## WHAT NEEDS TO BE DONE
Give back every line exactly as it appears, pictures excluded.

## COLLECTED MATERIAL
--- --- ---

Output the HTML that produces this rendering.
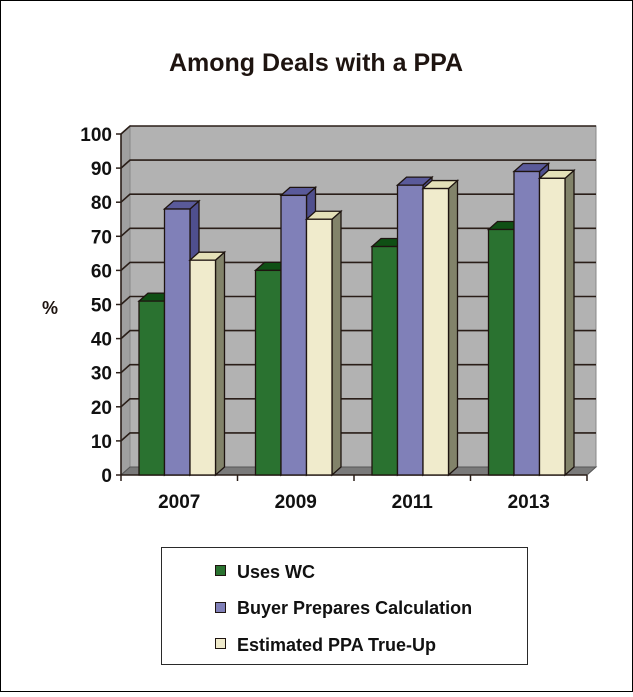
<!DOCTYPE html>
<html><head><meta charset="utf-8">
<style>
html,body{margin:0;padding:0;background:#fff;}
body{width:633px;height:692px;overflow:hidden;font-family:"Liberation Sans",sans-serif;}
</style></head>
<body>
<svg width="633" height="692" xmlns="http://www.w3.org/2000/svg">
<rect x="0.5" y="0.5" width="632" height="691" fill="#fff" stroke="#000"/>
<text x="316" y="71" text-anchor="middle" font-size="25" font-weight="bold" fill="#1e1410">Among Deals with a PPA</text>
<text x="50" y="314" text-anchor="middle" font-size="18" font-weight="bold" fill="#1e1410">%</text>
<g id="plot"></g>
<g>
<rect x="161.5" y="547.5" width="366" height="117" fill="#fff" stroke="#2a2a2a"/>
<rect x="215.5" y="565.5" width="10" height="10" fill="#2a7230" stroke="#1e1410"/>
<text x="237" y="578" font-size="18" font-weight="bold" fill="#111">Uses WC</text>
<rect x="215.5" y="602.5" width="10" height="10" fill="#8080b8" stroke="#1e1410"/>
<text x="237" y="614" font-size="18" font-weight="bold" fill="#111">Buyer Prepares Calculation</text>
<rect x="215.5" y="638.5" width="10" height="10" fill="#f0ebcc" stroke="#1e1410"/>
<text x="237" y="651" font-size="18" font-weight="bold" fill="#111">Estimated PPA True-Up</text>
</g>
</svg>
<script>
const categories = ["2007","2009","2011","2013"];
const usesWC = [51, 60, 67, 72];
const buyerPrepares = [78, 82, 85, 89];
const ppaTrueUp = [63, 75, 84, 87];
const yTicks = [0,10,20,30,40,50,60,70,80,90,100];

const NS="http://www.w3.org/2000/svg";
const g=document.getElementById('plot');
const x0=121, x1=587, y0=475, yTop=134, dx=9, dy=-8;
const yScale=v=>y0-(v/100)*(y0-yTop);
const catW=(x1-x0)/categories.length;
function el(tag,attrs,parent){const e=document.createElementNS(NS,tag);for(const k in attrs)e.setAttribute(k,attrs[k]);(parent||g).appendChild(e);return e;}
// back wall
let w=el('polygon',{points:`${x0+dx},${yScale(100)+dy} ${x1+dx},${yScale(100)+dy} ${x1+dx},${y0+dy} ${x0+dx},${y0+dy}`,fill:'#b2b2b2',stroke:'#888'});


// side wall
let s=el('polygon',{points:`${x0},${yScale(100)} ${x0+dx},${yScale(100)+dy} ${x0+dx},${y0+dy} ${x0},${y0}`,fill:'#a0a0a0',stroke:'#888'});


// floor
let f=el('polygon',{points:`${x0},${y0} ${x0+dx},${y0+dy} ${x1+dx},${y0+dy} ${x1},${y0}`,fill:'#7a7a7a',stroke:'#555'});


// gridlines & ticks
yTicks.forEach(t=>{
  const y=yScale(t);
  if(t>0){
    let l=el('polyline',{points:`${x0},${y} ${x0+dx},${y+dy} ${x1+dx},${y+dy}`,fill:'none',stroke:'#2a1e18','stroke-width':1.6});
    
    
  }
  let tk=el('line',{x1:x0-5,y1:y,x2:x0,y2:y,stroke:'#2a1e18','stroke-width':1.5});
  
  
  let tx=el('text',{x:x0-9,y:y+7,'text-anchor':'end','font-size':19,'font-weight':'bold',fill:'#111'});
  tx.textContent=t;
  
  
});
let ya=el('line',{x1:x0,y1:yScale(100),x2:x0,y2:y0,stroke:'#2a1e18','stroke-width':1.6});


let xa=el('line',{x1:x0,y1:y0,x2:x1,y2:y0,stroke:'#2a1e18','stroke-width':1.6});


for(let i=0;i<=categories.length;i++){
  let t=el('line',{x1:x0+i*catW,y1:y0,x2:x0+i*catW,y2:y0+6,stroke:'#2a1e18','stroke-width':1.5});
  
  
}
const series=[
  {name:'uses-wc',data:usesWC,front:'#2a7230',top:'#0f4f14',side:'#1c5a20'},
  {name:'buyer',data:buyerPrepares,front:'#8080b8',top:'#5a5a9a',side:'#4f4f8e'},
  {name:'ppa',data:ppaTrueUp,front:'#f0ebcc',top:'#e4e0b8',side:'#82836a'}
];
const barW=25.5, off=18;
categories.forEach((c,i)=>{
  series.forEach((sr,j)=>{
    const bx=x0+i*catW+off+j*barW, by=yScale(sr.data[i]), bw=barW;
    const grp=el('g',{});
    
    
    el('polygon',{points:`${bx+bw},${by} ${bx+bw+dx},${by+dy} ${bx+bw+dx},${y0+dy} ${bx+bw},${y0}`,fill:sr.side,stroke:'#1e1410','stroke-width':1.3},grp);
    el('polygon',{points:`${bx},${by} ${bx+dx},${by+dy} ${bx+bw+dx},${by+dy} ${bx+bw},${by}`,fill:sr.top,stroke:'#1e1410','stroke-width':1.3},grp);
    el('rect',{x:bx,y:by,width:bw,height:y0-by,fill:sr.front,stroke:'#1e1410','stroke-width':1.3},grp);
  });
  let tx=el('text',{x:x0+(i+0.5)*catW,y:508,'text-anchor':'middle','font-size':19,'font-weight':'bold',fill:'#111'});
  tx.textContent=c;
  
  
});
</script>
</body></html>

--- --- ---

## OUTPUT OF THE TASK
Output the HTML that produces this rendering.
<!DOCTYPE html>
<html><head><meta charset="utf-8">
<style>
html,body{margin:0;padding:0;background:#fff;}
body{width:633px;height:692px;overflow:hidden;font-family:"Liberation Sans",sans-serif;}
</style></head>
<body>
<svg width="633" height="692" xmlns="http://www.w3.org/2000/svg">
<rect x="0.5" y="0.5" width="632" height="691" fill="#fff" stroke="#000"/>
<text x="316" y="71" text-anchor="middle" font-size="25" font-weight="bold" fill="#1e1410">Among Deals with a PPA</text>
<text x="50" y="314" text-anchor="middle" font-size="18" font-weight="bold" fill="#1e1410">%</text>
<g id="plot"></g>
<g>
<rect x="161.5" y="547.5" width="366" height="117" fill="#fff" stroke="#2a2a2a"/>
<rect x="215.5" y="565.5" width="10" height="10" fill="#2a7230" stroke="#1e1410"/>
<text x="237" y="578" font-size="18" font-weight="bold" fill="#111">Uses WC</text>
<rect x="215.5" y="602.5" width="10" height="10" fill="#8080b8" stroke="#1e1410"/>
<text x="237" y="614" font-size="18" font-weight="bold" fill="#111">Buyer Prepares Calculation</text>
<rect x="215.5" y="638.5" width="10" height="10" fill="#f0ebcc" stroke="#1e1410"/>
<text x="237" y="651" font-size="18" font-weight="bold" fill="#111">Estimated PPA True-Up</text>
</g>
</svg>
<script>
const categories = ["2007","2009","2011","2013"];
const usesWC = [51, 60, 67, 72];
const buyerPrepares = [78, 82, 85, 89];
const ppaTrueUp = [63, 75, 84, 87];
const yTicks = [0,10,20,30,40,50,60,70,80,90,100];

const NS="http://www.w3.org/2000/svg";
const g=document.getElementById('plot');
const x0=121, x1=587, y0=475, yTop=134, dx=9, dy=-8;
const yScale=v=>y0-(v/100)*(y0-yTop);
const catW=(x1-x0)/categories.length;
function el(tag,attrs,parent){const e=document.createElementNS(NS,tag);for(const k in attrs)e.setAttribute(k,attrs[k]);(parent||g).appendChild(e);return e;}
// back wall
let w=el('polygon',{points:`${x0+dx},${yScale(100)+dy} ${x1+dx},${yScale(100)+dy} ${x1+dx},${y0+dy} ${x0+dx},${y0+dy}`,fill:'#b2b2b2',stroke:'#888'});


// side wall
let s=el('polygon',{points:`${x0},${yScale(100)} ${x0+dx},${yScale(100)+dy} ${x0+dx},${y0+dy} ${x0},${y0}`,fill:'#a0a0a0',stroke:'#888'});


// floor
let f=el('polygon',{points:`${x0},${y0} ${x0+dx},${y0+dy} ${x1+dx},${y0+dy} ${x1},${y0}`,fill:'#7a7a7a',stroke:'#555'});


// gridlines & ticks
yTicks.forEach(t=>{
  const y=yScale(t);
  if(t>0){
    let l=el('polyline',{points:`${x0},${y} ${x0+dx},${y+dy} ${x1+dx},${y+dy}`,fill:'none',stroke:'#2a1e18','stroke-width':1.6});
    
    
  }
  let tk=el('line',{x1:x0-5,y1:y,x2:x0,y2:y,stroke:'#2a1e18','stroke-width':1.5});
  
  
  let tx=el('text',{x:x0-9,y:y+7,'text-anchor':'end','font-size':19,'font-weight':'bold',fill:'#111'});
  tx.textContent=t;
  
  
});
let ya=el('line',{x1:x0,y1:yScale(100),x2:x0,y2:y0,stroke:'#2a1e18','stroke-width':1.6});


let xa=el('line',{x1:x0,y1:y0,x2:x1,y2:y0,stroke:'#2a1e18','stroke-width':1.6});


for(let i=0;i<=categories.length;i++){
  let t=el('line',{x1:x0+i*catW,y1:y0,x2:x0+i*catW,y2:y0+6,stroke:'#2a1e18','stroke-width':1.5});
  
  
}
const series=[
  {name:'uses-wc',data:usesWC,front:'#2a7230',top:'#0f4f14',side:'#1c5a20'},
  {name:'buyer',data:buyerPrepares,front:'#8080b8',top:'#5a5a9a',side:'#4f4f8e'},
  {name:'ppa',data:ppaTrueUp,front:'#f0ebcc',top:'#e4e0b8',side:'#82836a'}
];
const barW=25.5, off=18;
categories.forEach((c,i)=>{
  series.forEach((sr,j)=>{
    const bx=x0+i*catW+off+j*barW, by=yScale(sr.data[i]), bw=barW;
    const grp=el('g',{});
    
    
    el('polygon',{points:`${bx+bw},${by} ${bx+bw+dx},${by+dy} ${bx+bw+dx},${y0+dy} ${bx+bw},${y0}`,fill:sr.side,stroke:'#1e1410','stroke-width':1.3},grp);
    el('polygon',{points:`${bx},${by} ${bx+dx},${by+dy} ${bx+bw+dx},${by+dy} ${bx+bw},${by}`,fill:sr.top,stroke:'#1e1410','stroke-width':1.3},grp);
    el('rect',{x:bx,y:by,width:bw,height:y0-by,fill:sr.front,stroke:'#1e1410','stroke-width':1.3},grp);
  });
  let tx=el('text',{x:x0+(i+0.5)*catW,y:508,'text-anchor':'middle','font-size':19,'font-weight':'bold',fill:'#111'});
  tx.textContent=c;
  
  
});
</script>
</body></html>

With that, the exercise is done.